When Can We Go Back to America? Voices of Japanese American Incarceration during WWII

English & Japanese

YA

Japanese Internment/Incarceration

History

Nonfiction

Racism

Oppression

Personal Narrative

Susan H. Kamei

summary

Meticulously researched and fastidiously detailed personal narration fill this historic book. Susan Kamei has done a marvelous job in describing the intricacies of the political events and racism that led to the incarceration of the Japanese American population following the Pearl Harbor bombing.

Kamei includes a lengthy contributor biography section and has painstakingly compiled the facilities that survivors were held in (let’s not mince words, they were concentration camps). It’s clear when reading that this is the cause Kamei feels most passionate about, spreading knowledge and awareness to this piece of American history.

Reading through the narration by survivors that describe every painstaking moment in the camps, the readers hears the hope that this was temporary and the subsequent betrayal of the government when it became clear that they were lying. For those of us that were never taught about this aspect of WWII (I certainly wasn’t, and didn’t learn about it until I was college-age) it’s a sharp awakening to see how much racism played into the decisions to remove Japanese Americans from their homes along California coast, where they had extremely successful farms. White folks wanted this land, and they used to government to steal it (again).

While it’s nearly impossible to have a succinct review of this meticulous and in-depth collection of an under-represented perspective on history, it’s extremely crucial that we start to integrate more Japanese American history into school curriculums. I learned so much while reading, and the seamless integration of quotes from survivors makes for a text that sticks with you long after finishing.

This book was kindly sent by Simon & Schuster, but all opinions are my own. It will be out on September 7th!

Susan H. Kamei

SUSAN H. KAMEI is the granddaughter of Japanese immigrants. Her maternal grandparents were part of the Japanese classical music community in Los Angeles’ Little Tokyo, and her paternal grandparents were vegetable farmers in Orange County.

During World War II, her mother and her parents were incarcerated at the Santa Anita Assembly Center in Arcadia, California and at the War Relocation Authority camp in Heart Mountain, Wyoming. Her father, together with his grandparents, parents, and siblings, were detained at the WRA camp known as Poston II in Arizona.
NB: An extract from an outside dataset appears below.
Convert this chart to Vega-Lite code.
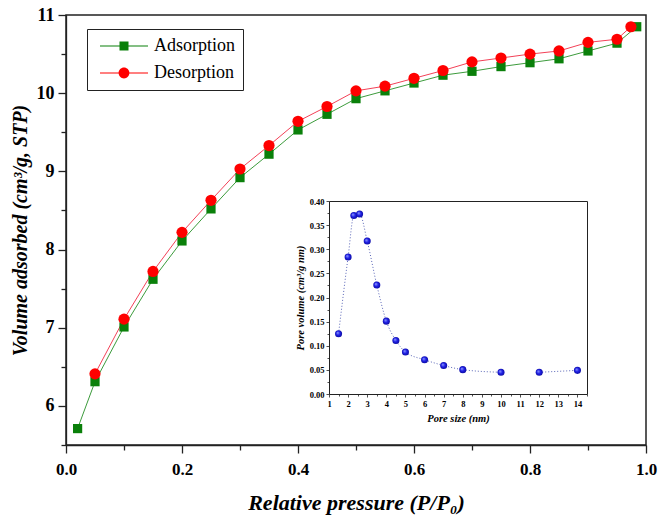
{
  "$schema": "https://vega.github.io/schema/vega-lite/v6.json",
  "autosize": "none",
  "width": 580,
  "height": 430,
  "padding": {"left": 66, "top": 15, "right": 14, "bottom": 77},
  "background": "white",
  "config": {
    "view": {"stroke": "#222222", "strokeWidth": 1.5},
    "font": "Liberation Serif",
    "axis": {"grid": false, "domainColor": "#222222", "tickColor": "#222222", "labelColor": "black", "titleColor": "black"}
  },
  "datasets": {
    "isotherm": [
      {"p": 0.02, "v": 5.71, "branch": "Adsorption"},
      {"p": 0.05, "v": 6.31, "branch": "Adsorption"},
      {"p": 0.10, "v": 7.01, "branch": "Adsorption"},
      {"p": 0.15, "v": 7.62, "branch": "Adsorption"},
      {"p": 0.20, "v": 8.11, "branch": "Adsorption"},
      {"p": 0.25, "v": 8.52, "branch": "Adsorption"},
      {"p": 0.30, "v": 8.92, "branch": "Adsorption"},
      {"p": 0.35, "v": 9.22, "branch": "Adsorption"},
      {"p": 0.40, "v": 9.53, "branch": "Adsorption"},
      {"p": 0.45, "v": 9.73, "branch": "Adsorption"},
      {"p": 0.50, "v": 9.93, "branch": "Adsorption"},
      {"p": 0.55, "v": 10.03, "branch": "Adsorption"},
      {"p": 0.60, "v": 10.13, "branch": "Adsorption"},
      {"p": 0.65, "v": 10.23, "branch": "Adsorption"},
      {"p": 0.70, "v": 10.28, "branch": "Adsorption"},
      {"p": 0.75, "v": 10.34, "branch": "Adsorption"},
      {"p": 0.80, "v": 10.39, "branch": "Adsorption"},
      {"p": 0.85, "v": 10.44, "branch": "Adsorption"},
      {"p": 0.90, "v": 10.54, "branch": "Adsorption"},
      {"p": 0.95, "v": 10.64, "branch": "Adsorption"},
      {"p": 0.984, "v": 10.85, "branch": "Adsorption"},
      {"p": 0.05, "v": 6.41, "branch": "Desorption"},
      {"p": 0.10, "v": 7.11, "branch": "Desorption"},
      {"p": 0.15, "v": 7.72, "branch": "Desorption"},
      {"p": 0.20, "v": 8.22, "branch": "Desorption"},
      {"p": 0.25, "v": 8.63, "branch": "Desorption"},
      {"p": 0.30, "v": 9.03, "branch": "Desorption"},
      {"p": 0.35, "v": 9.33, "branch": "Desorption"},
      {"p": 0.40, "v": 9.64, "branch": "Desorption"},
      {"p": 0.45, "v": 9.83, "branch": "Desorption"},
      {"p": 0.50, "v": 10.03, "branch": "Desorption"},
      {"p": 0.55, "v": 10.09, "branch": "Desorption"},
      {"p": 0.60, "v": 10.19, "branch": "Desorption"},
      {"p": 0.65, "v": 10.29, "branch": "Desorption"},
      {"p": 0.70, "v": 10.40, "branch": "Desorption"},
      {"p": 0.75, "v": 10.45, "branch": "Desorption"},
      {"p": 0.80, "v": 10.50, "branch": "Desorption"},
      {"p": 0.85, "v": 10.54, "branch": "Desorption"},
      {"p": 0.90, "v": 10.65, "branch": "Desorption"},
      {"p": 0.95, "v": 10.69, "branch": "Desorption"},
      {"p": 0.974, "v": 10.85, "branch": "Desorption"}
    ],
    "poreSize": [
      {"d": 1.5, "pv": 0.125, "run": 1},
      {"d": 2.0, "pv": 0.284, "run": 1},
      {"d": 2.3, "pv": 0.370, "run": 1},
      {"d": 2.6, "pv": 0.373, "run": 1},
      {"d": 3.0, "pv": 0.317, "run": 1},
      {"d": 3.5, "pv": 0.226, "run": 1},
      {"d": 4.0, "pv": 0.151, "run": 1},
      {"d": 4.5, "pv": 0.111, "run": 1},
      {"d": 5.0, "pv": 0.087, "run": 1},
      {"d": 6.0, "pv": 0.071, "run": 1},
      {"d": 7.0, "pv": 0.059, "run": 1},
      {"d": 8.0, "pv": 0.0505, "run": 1},
      {"d": 10.0, "pv": 0.045, "run": 1},
      {"d": 12.0, "pv": 0.045, "run": 2},
      {"d": 14.0, "pv": 0.049, "run": 2}
    ]
  },
  "layer": [
    {
      "data": {"name": "isotherm"},
      "encoding": {
        "x": {
          "field": "p", "type": "quantitative",
          "scale": {"domain": [0, 1], "nice": false, "zero": false},
          "axis": {
            "orient": "bottom",
            "title": "Relative pressure (P/P₀)",
            "titleFont": "Liberation Serif", "titleFontSize": 22, "titleFontWeight": "bold", "titleFontStyle": "italic",
            "titlePadding": 15,
            "values": [0, 0.1, 0.2, 0.3, 0.4, 0.5, 0.6, 0.7, 0.8, 0.9, 1.0],
            "labelExpr": "abs(datum.value * 5 - round(datum.value * 5)) < 1e-6 ? format(datum.value, '.1f') : ''",
            "labelFont": "Liberation Serif", "labelFontSize": 17, "labelFontWeight": "bold",
            "labelPadding": 8, "labelFlush": false,
            "tickSize": {"condition": {"test": "abs(datum.value * 5 - round(datum.value * 5)) < 1e-6", "value": 8}, "value": 5},
            "tickWidth": 1.3, "domainWidth": 1.3
          }
        },
        "y": {
          "field": "v", "type": "quantitative",
          "scale": {"domain": [5.5, 11], "nice": false, "zero": false},
          "axis": {
            "orient": "left",
            "title": "Volume adsorbed (cm³/g, STP)",
            "titleFont": "Liberation Serif", "titleFontSize": 20, "titleFontWeight": "bold", "titleFontStyle": "italic",
            "titlePadding": 6,
            "values": [5.5, 6, 6.5, 7, 7.5, 8, 8.5, 9, 9.5, 10, 10.5, 11],
            "labelExpr": "datum.value % 1 === 0 ? format(datum.value, 'd') : ''",
            "labelFont": "Liberation Serif", "labelFontSize": 18, "labelFontWeight": "bold",
            "labelPadding": 4, "labelFlush": false,
            "tickSize": {"condition": {"test": "datum.value % 1 === 0", "value": 8}, "value": 5},
            "tickWidth": 1.3, "domainWidth": 1.3
          }
        }
      },
      "layer": [
        {
          "transform": [{"filter": "datum.branch === 'Adsorption'"}],
          "mark": {"type": "line", "strokeWidth": 1, "color": "#1a8a1a", "opacity": 0.85}
        },
        {
          "transform": [{"filter": "datum.branch === 'Desorption'"}],
          "mark": {"type": "line", "strokeWidth": 1, "color": "#f0203a", "opacity": 0.85}
        },
        {
          "transform": [{"filter": "datum.branch === 'Adsorption'"}],
          "mark": {"type": "point", "shape": "square", "filled": true, "size": 85, "color": "#0a800a", "opacity": 1}
        },
        {
          "transform": [{"filter": "datum.branch === 'Desorption'"}],
          "mark": {"type": "point", "shape": "circle", "filled": true, "size": 125, "color": "#ff0000", "opacity": 1}
        },
        {
          "mark": {"type": "point", "filled": true, "opacity": 0},
          "encoding": {
            "color": {
              "field": "branch", "type": "nominal",
              "scale": {"domain": ["Adsorption", "Desorption"], "range": ["#0a800a", "#ff0000"]},
              "legend": {
                "orient": "none", "legendX": 21, "legendY": 14, "title": null,
                "labelFont": "Liberation Serif", "labelFontSize": 18, "labelColor": "black",
                "symbolSize": 144, "symbolOffset": 20, "labelOffset": 21, "symbolOpacity": 1, "symbolStrokeWidth": 0,
                "strokeColor": "#222222", "fillColor": "white", "padding": 8, "rowPadding": 9
              }
            },
            "shape": {
              "field": "branch", "type": "nominal",
              "scale": {
                "domain": ["Adsorption", "Desorption"],
                "range": [
                  "M-4,-0.09H4V0.09H-4ZM-0.75,-0.75H0.75V0.75H-0.75Z",
                  "M-4,-0.09H4V0.09H-4ZM-0.9,0A0.9,0.9,0,1,1,0.9,0A0.9,0.9,0,1,1,-0.9,0Z"
                ]
              },
              "legend": {
                "orient": "none", "legendX": 21, "legendY": 14, "title": null,
                "labelFont": "Liberation Serif", "labelFontSize": 18, "labelColor": "black",
                "symbolSize": 144, "symbolOffset": 20, "labelOffset": 21, "symbolOpacity": 1, "symbolStrokeWidth": 0,
                "strokeColor": "#222222", "fillColor": "white", "padding": 8, "rowPadding": 9
              }
            }
          }
        }
      ]
    },
    {
      "data": {"name": "poreSize"},
      "encoding": {
        "x": {
          "field": "d", "type": "quantitative",
          "scale": {"domain": [1, 14.5], "range": [263, 521], "nice": false, "zero": false}
        },
        "y": {
          "field": "pv", "type": "quantitative",
          "scale": {"domain": [0, 0.4], "range": [379, 186], "nice": false, "zero": true}
        }
      },
      "layer": [
        {
          "mark": {"type": "line", "interpolate": "monotone", "stroke": "#5a66b8", "strokeWidth": 1, "strokeDash": [1, 2]},
          "encoding": {
            "detail": {"field": "run", "type": "nominal"},
            "x": {
              "field": "d", "type": "quantitative",
              "scale": {"domain": [1, 14.5], "range": [263, 521], "nice": false, "zero": false},
              "axis": {
                "orient": "bottom", "offset": -51,
                "title": "Pore size (nm)",
                "titleFont": "Liberation Serif", "titleFontSize": 10.5, "titleFontWeight": "bold", "titleFontStyle": "italic",
                "titlePadding": 6,
                "values": [1, 1.5, 2, 2.5, 3, 3.5, 4, 4.5, 5, 5.5, 6, 6.5, 7, 7.5, 8, 8.5, 9, 9.5, 10, 10.5, 11, 11.5, 12, 12.5, 13, 13.5, 14, 14.5],
                "labelExpr": "datum.value % 1 === 0 ? format(datum.value, 'd') : ''",
                "labelFont": "Liberation Serif", "labelFontSize": 8.5, "labelFontWeight": "bold",
                "labelPadding": 2, "labelFlush": false,
                "tickSize": {"condition": {"test": "datum.value % 1 === 0", "value": 3}, "value": 2},
                "tickWidth": 0.8, "domainWidth": 1
              }
            },
            "y": {
              "field": "pv", "type": "quantitative",
              "scale": {"domain": [0, 0.4], "range": [379, 186], "nice": false, "zero": true},
              "axis": {
                "orient": "left", "offset": -263,
                "title": "Pore volume (cm³/g nm)",
                "titleFont": "Liberation Serif", "titleFontSize": 10.5, "titleFontWeight": "bold", "titleFontStyle": "italic",
                "titlePadding": 4,
                "values": [0, 0.025, 0.05, 0.075, 0.1, 0.125, 0.15, 0.175, 0.2, 0.225, 0.25, 0.275, 0.3, 0.325, 0.35, 0.375, 0.4],
                "labelExpr": "abs(datum.value * 20 - round(datum.value * 20)) < 1e-6 ? format(datum.value, '.2f') : ''",
                "labelFont": "Liberation Serif", "labelFontSize": 8.5, "labelFontWeight": "bold",
                "labelPadding": 2, "labelFlush": false,
                "tickSize": {"condition": {"test": "abs(datum.value * 20 - round(datum.value * 20)) < 1e-6", "value": 3}, "value": 2},
                "tickWidth": 0.8, "domainWidth": 1
              }
            }
          }
        },
        {
          "mark": {
            "type": "point", "filled": true, "size": 50, "opacity": 1,
            "fill": {
              "gradient": "radial",
              "x1": 0.35, "y1": 0.35, "r1": 0,
              "x2": 0.5, "y2": 0.5, "r2": 0.55,
              "stops": [{"offset": 0, "color": "#9aa6ff"}, {"offset": 0.5, "color": "#2020e6"}, {"offset": 1, "color": "#0a0a9a"}]
            }
          },
          "encoding": {
            "x": {
              "field": "d", "type": "quantitative",
              "scale": {"domain": [1, 14.5], "range": [263, 521], "nice": false, "zero": false},
              "axis": {"orient": "top", "offset": -186, "title": null, "labels": false, "ticks": false, "domainWidth": 1}
            },
            "y": {
              "field": "pv", "type": "quantitative",
              "scale": {"domain": [0, 0.4], "range": [379, 186], "nice": false, "zero": true},
              "axis": {"orient": "right", "offset": -59, "title": null, "labels": false, "ticks": false, "domainWidth": 1}
            }
          }
        }
      ],
      "resolve": {"axis": {"x": "independent", "y": "independent"}}
    }
  ],
  "resolve": {"scale": {"x": "independent", "y": "independent"}, "axis": {"x": "independent", "y": "independent"}}
}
Susan graduated from the University of California, Irvine with B.A. degrees in Russian and Linguistics, summa cum laude, and received her J.D. from the Georgetown University Law Center, where she was an editor of the Georgetown law journal Law and Policy in International Business

From the time she was in law school in Washington, DC and while she practiced corporate law, Susan was a member of the legislative strategy team for the Japanese American Citizens League (JACL) in the successful passage of federal legislation that provided redress to Japanese Americans for their wartime incarceration. She has been recognized for her service in the redress campaign, which included volunteering as National Deputy Legal Counsel for the JACL Legislative Education Committee.

She now teaches undergraduate students at the University of Southern California (USC) about the constitutional, historical, and political issues of the Japanese American incarceration and the importance of those issues today. She also serves as the managing director of the USC Spatial Sciences Institute.

For her contributions to the USC community and for enriching the educations of students of color and LGBTQ students, she received the 2018 USC Undergraduate Student Government Community Achievement Award. She also was recognized for her leadership and service in business, academia, and the community with the “Woman of Courage” Award in 2000 from the Friends of the Los Angeles City Commission on the Status of Women.